Did William the Norman Bastard, or
any of his Taillefers, Ironcutters, manage
so? Ironcutter, at the end of the campaign, did
not turn-off his thousand fighters, but said to them:
“Noble fighters, this is the land we have gained;
be I Lord in it, what we will call Law-ward,
maintainer and keeper of Heaven’s Laws:
be I Law-ward, or in brief orthoepy Lord
in it, and be ye Loyal Men around me in it; and we
will stand by one another, as soldiers round a captain,
for again we shall have need of one another!”
Plugson, bucanier-like, says to them: “Noble
spinners, this is the Hundred Thousand we have gained,
wherein I mean to dwell and plant vineyards; the hundred
thousand is mine, the three and sixpence daily was
yours: adieu, noble spinners; drink my health
with this groat each, which I give you over and above!”
The entirely unjust Captain of Industry, say I; not
Chevalier, but Bucanier! ‘Commercial Law’
does indeed acquit him; asks, with wide eyes, What
else? So too Howel Davies asks, Was it not according
to the strictest Bucanier Custom? Did I depart
in any jot or tittle from the Laws of the Bucaniers?
After all, money, as they say, is
miraculous. Plugson wanted victory; as Chevaliers
and Bucaniers, and all men alike do.

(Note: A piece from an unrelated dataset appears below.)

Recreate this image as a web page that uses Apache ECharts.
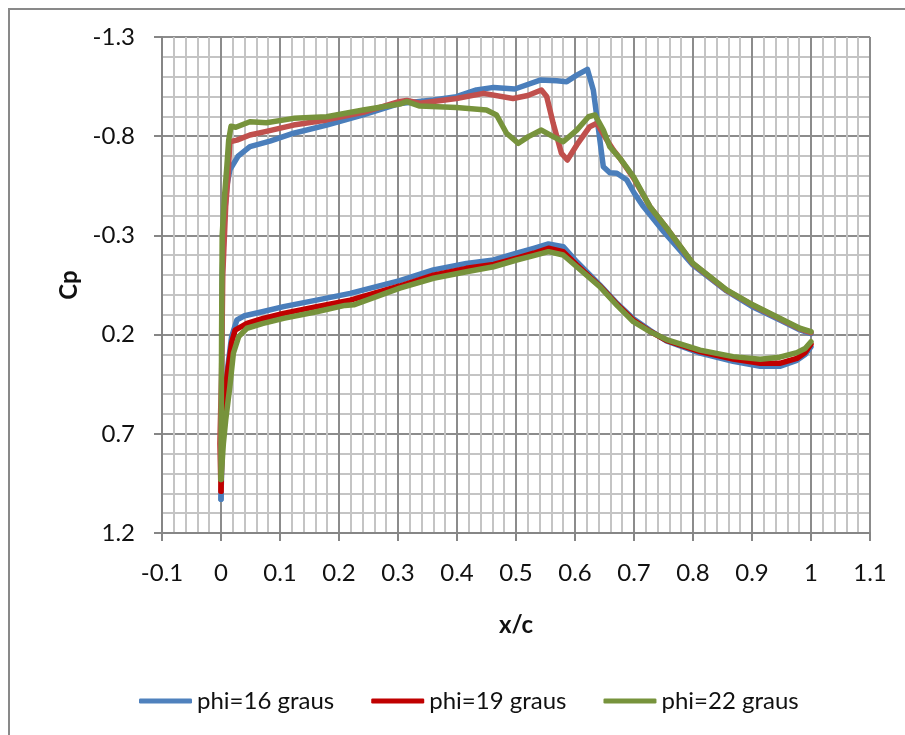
<!DOCTYPE html>
<html>
<head>
<meta charset="utf-8">
<script src="https://cdn.jsdelivr.net/npm/echarts@6/dist/echarts.min.js"></script>
<style>
html,body{margin:0;padding:0;background:#fff;}
#chart{width:905px;height:735px;}
</style>
</head>
<body>
<div id="chart"></div>
<script>
// ---- data (x/c, Cp) ----
const seriesNames = ['phi=16 graus', 'phi=19 graus', 'phi=22 graus'];
const xTicks = [-0.1, 0, 0.1, 0.2, 0.3, 0.4, 0.5, 0.6, 0.7, 0.8, 0.9, 1, 1.1];
const yTicks = [-1.3, -0.8, -0.3, 0.2, 0.7, 1.2];

// phi=16 : upper surface (trailing edge -> leading edge)
const xU16 = [1.0, 0.98, 0.95, 0.9, 0.857, 0.8, 0.75, 0.716, 0.7, 0.688, 0.671, 0.659, 0.648, 0.64, 0.631, 0.621, 0.603, 0.586, 0.569, 0.541, 0.498, 0.462, 0.433, 0.399, 0.36, 0.303, 0.241, 0.179, 0.123, 0.083, 0.049, 0.029, 0.015, 0.01, 0.006, 0.002, 0.001, 0.0];
const cpU16 = [0.195, 0.175, 0.13, 0.058, -0.02, -0.15, -0.32, -0.445, -0.515, -0.579, -0.613, -0.616, -0.646, -0.831, -1.033, -1.137, -1.108, -1.075, -1.08, -1.083, -1.038, -1.046, -1.033, -0.999, -0.982, -0.965, -0.907, -0.856, -0.815, -0.775, -0.747, -0.7, -0.63, -0.55, -0.4, -0.1, 0.5, 1.03];
// phi=16 : lower surface (leading edge -> trailing edge)
const xL16 = [0.0, 0.002, 0.006, 0.012, 0.018, 0.027, 0.04, 0.07, 0.106, 0.162, 0.219, 0.303, 0.36, 0.416, 0.462, 0.501, 0.53, 0.555, 0.58, 0.603, 0.642, 0.672, 0.699, 0.727, 0.755, 0.812, 0.868, 0.914, 0.947, 0.976, 0.99, 1.0];
const cpL16 = [1.03, 0.75, 0.5, 0.35, 0.21, 0.126, 0.105, 0.085, 0.059, 0.026, -0.008, -0.072, -0.126, -0.159, -0.176, -0.21, -0.235, -0.257, -0.243, -0.167, -0.05, 0.045, 0.12, 0.178, 0.232, 0.293, 0.335, 0.36, 0.36, 0.33, 0.3, 0.262];

// phi=19
const xU19 = [1.0, 0.98, 0.947, 0.902, 0.857, 0.8, 0.758, 0.727, 0.699, 0.676, 0.665, 0.654, 0.637, 0.625, 0.603, 0.587, 0.577, 0.563, 0.552, 0.543, 0.52, 0.495, 0.445, 0.399, 0.337, 0.315, 0.303, 0.241, 0.179, 0.123, 0.075, 0.049, 0.027, 0.015, 0.012, 0.008, 0.003, 0.001, -0.002, 0.0];
const cpU19 = [0.19, 0.17, 0.12, 0.053, -0.023, -0.157, -0.327, -0.445, -0.59, -0.689, -0.73, -0.781, -0.865, -0.848, -0.756, -0.68, -0.714, -0.865, -1.0, -1.033, -1.005, -0.99, -1.016, -0.99, -0.966, -0.98, -0.975, -0.92, -0.882, -0.856, -0.823, -0.806, -0.78, -0.772, -0.6, -0.45, -0.1, 0.4, 0.75, 0.99];
const xL19 = [0.0, 0.002, 0.006, 0.013, 0.018, 0.024, 0.044, 0.07, 0.106, 0.162, 0.219, 0.303, 0.36, 0.416, 0.462, 0.501, 0.53, 0.555, 0.58, 0.603, 0.642, 0.672, 0.699, 0.727, 0.755, 0.812, 0.868, 0.914, 0.947, 0.976, 0.99, 1.0];
const cpL19 = [0.99, 0.72, 0.5, 0.35, 0.24, 0.177, 0.143, 0.12, 0.093, 0.059, 0.026, -0.045, -0.1, -0.134, -0.154, -0.185, -0.21, -0.235, -0.218, -0.151, -0.045, 0.05, 0.128, 0.183, 0.229, 0.286, 0.323, 0.345, 0.345, 0.32, 0.29, 0.248];

// phi=22
const xU22 = [1.0, 0.981, 0.947, 0.902, 0.857, 0.8, 0.758, 0.727, 0.699, 0.676, 0.659, 0.648, 0.634, 0.623, 0.603, 0.58, 0.563, 0.543, 0.521, 0.504, 0.484, 0.467, 0.45, 0.399, 0.337, 0.315, 0.303, 0.241, 0.179, 0.123, 0.077, 0.049, 0.025, 0.017, 0.013, 0.01, 0.006, 0.002, 0.001, 0.0];
const cpU22 = [0.185, 0.168, 0.118, 0.051, -0.025, -0.159, -0.327, -0.445, -0.596, -0.689, -0.747, -0.831, -0.907, -0.898, -0.831, -0.772, -0.798, -0.831, -0.798, -0.764, -0.815, -0.907, -0.932, -0.945, -0.952, -0.974, -0.962, -0.932, -0.898, -0.89, -0.868, -0.873, -0.845, -0.85, -0.78, -0.65, -0.5, -0.3, 0.2, 0.93];
const xL22 = [0.0, 0.004, 0.008, 0.015, 0.021, 0.03, 0.044, 0.07, 0.106, 0.162, 0.21, 0.225, 0.303, 0.36, 0.416, 0.462, 0.501, 0.53, 0.555, 0.58, 0.603, 0.642, 0.672, 0.699, 0.727, 0.755, 0.812, 0.868, 0.914, 0.947, 0.976, 0.99, 1.0];
const cpL22 = [0.93, 0.75, 0.63, 0.462, 0.294, 0.21, 0.168, 0.145, 0.118, 0.085, 0.053, 0.05, -0.034, -0.084, -0.117, -0.142, -0.176, -0.198, -0.218, -0.201, -0.142, -0.042, 0.055, 0.135, 0.185, 0.225, 0.278, 0.311, 0.324, 0.314, 0.291, 0.27, 0.236];

// ---- chart ----
const FONT = 'Lato';
const pairs = (xs, ys) => xs.map((x, i) => [x, ys[i]]);
const fmt = v => String(Number(v.toFixed(1)));

const curves = [
  {name: seriesNames[0], data: pairs(xU16, cpU16), color: '#4A7EBB'},
  {name: seriesNames[0], data: pairs(xL16, cpL16), color: '#4A7EBB'},
  {name: seriesNames[1], data: pairs(xU19, cpU19), color: '#C0504D'},
  {name: seriesNames[1], data: pairs(xL19, cpL19), color: '#C00000'},
  {name: seriesNames[2], data: pairs(xU22, cpU22), color: '#77933C'},
  {name: seriesNames[2], data: pairs(xL22, cpL22), color: '#77933C'}
];
const legendColors = ['#4F81BD', '#C00000', '#77933C'];

const chart = echarts.init(document.getElementById('chart'), null, {renderer: 'canvas'});
chart.setOption({
  animation: false,
  backgroundColor: '#fff',
  textStyle: {fontFamily: FONT},
  graphic: [{
    type: 'rect', silent: true,
    shape: {x: 9, y: 9, width: 1200, height: 1200},
    style: {fill: 'none', stroke: '#898989', lineWidth: 2}
  }],
  grid: {left: 162, right: 35, top: 37, bottom: 202, containLabel: false, outerBoundsMode: 'none'},
  legend: {
    data: seriesNames.map((n, i) => ({name: n, itemStyle: {color: legendColors[i]}, lineStyle: {color: legendColors[i]}})),
    left: 134, top: 684,
    icon: 'roundRect', itemWidth: 53, itemHeight: 5, itemGap: 37,
    textStyle: {fontFamily: FONT, fontSize: 24, color: '#111'}
  },
  xAxis: {
    type: 'value', min: xTicks[0], max: xTicks[xTicks.length - 1], interval: 0.1,
    name: 'x/c', nameLocation: 'middle', nameGap: 80,
    nameTextStyle: {fontFamily: FONT, fontSize: 24, fontWeight: 'bold', color: '#111'},
    axisLine: {show: true, onZero: false, lineStyle: {color: '#868686', width: 2}},
    axisTick: {show: true, inside: false, length: 8, lineStyle: {color: '#868686', width: 2}},
    axisLabel: {margin: 28, fontFamily: FONT, fontSize: 24, color: '#111', formatter: fmt},
    splitLine: {show: true, lineStyle: {color: '#8C8C8C', width: 2}},
    minorTick: {show: false, splitNumber: 5},
    minorSplitLine: {show: true, lineStyle: {color: '#C4C4C4', width: 2}}
  },
  yAxis: {
    type: 'value', inverse: true, min: yTicks[0], max: yTicks[yTicks.length - 1], interval: 0.5,
    name: 'Cp', nameLocation: 'middle', nameGap: 62, nameRotate: 90,
    nameTextStyle: {fontFamily: FONT, fontSize: 24, fontWeight: 'bold', color: '#111'},
    axisLine: {show: true, onZero: false, lineStyle: {color: '#868686', width: 2}},
    axisTick: {show: true, inside: false, length: 8, lineStyle: {color: '#868686', width: 2}},
    axisLabel: {margin: 27, fontFamily: FONT, fontSize: 24, color: '#111', formatter: fmt},
    splitLine: {show: true, lineStyle: {color: '#8C8C8C', width: 2}},
    minorTick: {show: false, splitNumber: 5},
    minorSplitLine: {show: true, lineStyle: {color: '#C4C4C4', width: 2}}
  },
  series: curves.map(c => ({
    type: 'line', name: c.name, data: c.data,
    showSymbol: false, symbol: 'none', smooth: false,
    lineStyle: {color: c.color, width: 5.5, cap: 'round', join: 'round'},
    itemStyle: {color: c.color},
    emphasis: {disabled: true}
  }))
});
</script>
</body>
</html>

He found
money recognised, by the whole world with one assent,
as the true symbol, exact equivalent and synonym of
victory; and here we have him, a grimbrowed,
indomitable Bucanier, coming home to us with a ‘victory,’

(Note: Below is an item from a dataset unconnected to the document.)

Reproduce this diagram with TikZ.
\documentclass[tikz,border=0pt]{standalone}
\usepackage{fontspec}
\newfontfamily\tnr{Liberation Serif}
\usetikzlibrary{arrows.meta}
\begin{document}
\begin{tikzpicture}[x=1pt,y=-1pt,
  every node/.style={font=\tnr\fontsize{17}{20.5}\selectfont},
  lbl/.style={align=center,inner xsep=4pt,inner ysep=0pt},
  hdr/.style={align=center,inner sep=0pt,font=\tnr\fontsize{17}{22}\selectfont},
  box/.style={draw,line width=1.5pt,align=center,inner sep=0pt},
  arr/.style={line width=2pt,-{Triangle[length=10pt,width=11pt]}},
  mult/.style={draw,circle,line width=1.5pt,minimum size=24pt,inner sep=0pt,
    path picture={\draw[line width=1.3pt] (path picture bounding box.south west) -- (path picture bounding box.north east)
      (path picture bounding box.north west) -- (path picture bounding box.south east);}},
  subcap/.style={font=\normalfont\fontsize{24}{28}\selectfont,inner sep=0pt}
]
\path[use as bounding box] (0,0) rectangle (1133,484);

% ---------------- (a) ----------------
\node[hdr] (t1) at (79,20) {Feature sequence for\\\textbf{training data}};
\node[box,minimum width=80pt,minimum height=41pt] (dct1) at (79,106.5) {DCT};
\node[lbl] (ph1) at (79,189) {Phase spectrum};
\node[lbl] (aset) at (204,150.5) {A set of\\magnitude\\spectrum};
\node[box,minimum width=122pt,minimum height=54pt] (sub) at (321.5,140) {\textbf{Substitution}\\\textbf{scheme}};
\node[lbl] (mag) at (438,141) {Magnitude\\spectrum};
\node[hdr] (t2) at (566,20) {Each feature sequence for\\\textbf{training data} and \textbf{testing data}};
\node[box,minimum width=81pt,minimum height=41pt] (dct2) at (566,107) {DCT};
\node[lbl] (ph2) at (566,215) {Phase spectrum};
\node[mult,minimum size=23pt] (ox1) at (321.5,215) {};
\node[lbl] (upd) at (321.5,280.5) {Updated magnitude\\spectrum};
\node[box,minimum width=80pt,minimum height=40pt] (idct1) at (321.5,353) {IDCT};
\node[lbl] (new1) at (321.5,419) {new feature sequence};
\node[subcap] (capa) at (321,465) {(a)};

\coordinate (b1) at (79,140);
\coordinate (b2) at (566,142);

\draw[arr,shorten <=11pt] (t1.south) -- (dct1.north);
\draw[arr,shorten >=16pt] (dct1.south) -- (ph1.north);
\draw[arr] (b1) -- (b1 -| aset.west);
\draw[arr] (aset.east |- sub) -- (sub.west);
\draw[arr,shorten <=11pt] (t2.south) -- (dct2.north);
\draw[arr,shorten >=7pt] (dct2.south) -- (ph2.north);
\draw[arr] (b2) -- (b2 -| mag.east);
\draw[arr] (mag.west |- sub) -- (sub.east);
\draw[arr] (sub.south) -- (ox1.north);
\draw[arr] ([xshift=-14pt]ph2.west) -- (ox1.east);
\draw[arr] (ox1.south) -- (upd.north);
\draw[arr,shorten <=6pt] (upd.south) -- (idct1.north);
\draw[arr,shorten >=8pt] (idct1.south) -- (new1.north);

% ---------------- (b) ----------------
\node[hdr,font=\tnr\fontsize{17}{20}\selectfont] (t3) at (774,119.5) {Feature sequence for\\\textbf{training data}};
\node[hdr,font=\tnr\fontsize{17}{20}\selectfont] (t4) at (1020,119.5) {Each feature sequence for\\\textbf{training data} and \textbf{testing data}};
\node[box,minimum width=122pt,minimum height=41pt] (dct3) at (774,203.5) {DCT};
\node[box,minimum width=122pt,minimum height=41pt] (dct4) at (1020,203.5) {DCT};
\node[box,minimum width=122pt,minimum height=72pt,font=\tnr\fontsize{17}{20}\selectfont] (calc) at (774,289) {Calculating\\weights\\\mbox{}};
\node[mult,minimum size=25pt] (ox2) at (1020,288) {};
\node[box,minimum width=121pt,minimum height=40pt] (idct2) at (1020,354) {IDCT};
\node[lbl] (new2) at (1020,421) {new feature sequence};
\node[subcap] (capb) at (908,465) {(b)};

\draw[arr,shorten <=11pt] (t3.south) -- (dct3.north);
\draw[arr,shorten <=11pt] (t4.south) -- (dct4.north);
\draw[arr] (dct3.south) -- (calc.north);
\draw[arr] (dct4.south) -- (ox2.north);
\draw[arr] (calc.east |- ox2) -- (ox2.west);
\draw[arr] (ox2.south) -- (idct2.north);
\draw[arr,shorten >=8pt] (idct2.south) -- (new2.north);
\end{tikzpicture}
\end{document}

which the whole world is ceasing to clap hands
at! The whole world, taught somewhat impressively,
is beginning to recognise that such victory is but
half a victory; and that now, if it please the Powers,
we must have the other half!
Money is miraculous. What miraculous
facilities has it yielded, will it yield us; but also
what never-imagined confusions, obscurations has it
brought in; down almost to total extinction of the
moral-sense in large masses of mankind! ‘Protection
of property,’ of what is ‘mine,’
means with most men protection of money, the
thing which, had I a thousand padlocks over it, is
least of all mine; is, in a manner, scarcely
worth calling mine! The symbol shall be held sacred,
defended everywhere with tipstaves, ropes and gibbets;
the thing signified shall be composedly cast to the
dogs. A human being who has worked with human
beings clears all scores with them, cuts himself with
triumphant completeness forever loose from them, by
paying down certain shillings and pounds. Was
it not the wages I promised you? There they are,
to the last sixpence, according to the Laws
of the Bucaniers! Yes, indeed; and,
at such times, it becomes imperatively necessary to
ask all persons, bucaniers and others, Whether these
same respectable Laws of the Bucaniers are written
on God’s eternal Heavens at all, on the inner
Heart of Man at all; or on the respectable Bucanier
Logbook merely, for the convenience of bucaniering
merely? What a question; whereat Westminster
Hall shudders to its driest parchment; and on the
dead wigs each particular horsehair stands on end!
The Laws of Laissez-faire, O
Westminster, the laws of industrial Captain and industrial
Soldier, how much more of idle Captain and industrial
Soldier, will need to be remodelled, and modified,
and rectified in a hundred and a hundred ways, and
not in the Sliding-scale direction, but in
the totally opposite one! With two million industrial
Soldiers already sitting in Bastilles, and five
million pining on potatoes, methinks Westminster cannot
begin too soon! A man has other obligations
laid on him, in God’s Universe, than the payment
of cash: these also Westminster, if it will continue
to exist and have board-wages, must contrive to take
some charge of: by Westminster or by another,
they must and will be taken charge of; be, with whatever
difficulty, got articulated, got enforced, and to
a certain approximate extent put in practice.
And, as I say, it cannot be too soon! For Mammonism,
left to itself, has become Midas-eared; and with all
its gold mountains, sits starving for want of bread:
and Dilettantism with its partridge-nets, in this extremely
earnest Universe of ours, is playing somewhat too high
a game. ’A man by the very look of him
promises so much:’ yes; and by the rent-roll
of him does he promise nothing?
Alas, what a business will this be,
which our Continental friends, groping this long while
somewhat absurdly about it and about it, call ’Organisation
of Labour;’ which must be taken out
of the hands of absurd windy persons, and put into
the hands of wise, laborious, modest and valiant men,
to begin with it straightway; to proceed with it,
and succeed in it more and more, if Europe, at any
rate if England, is to continue habitable much longer.
Looking at the kind of most noble Corn-Law Dukes or
Practical Duces we have, and also of right
reverend Soul-Overseers, Christian Spiritual Duces
’on a minimum of four thousand five hundred,’
one’s hopes are a little chilled. Courage,
nevertheless; there are many brave men in England!
My indomitable Plugson, nay is there not
even in thee some hope? Thou art hitherto a Bucanier,
as it was written and prescribed for thee by an evil
world: but in that grim brow, in that indomitable
heart which can conquer Cotton, do there not
perhaps lie other ten-times nobler conquests?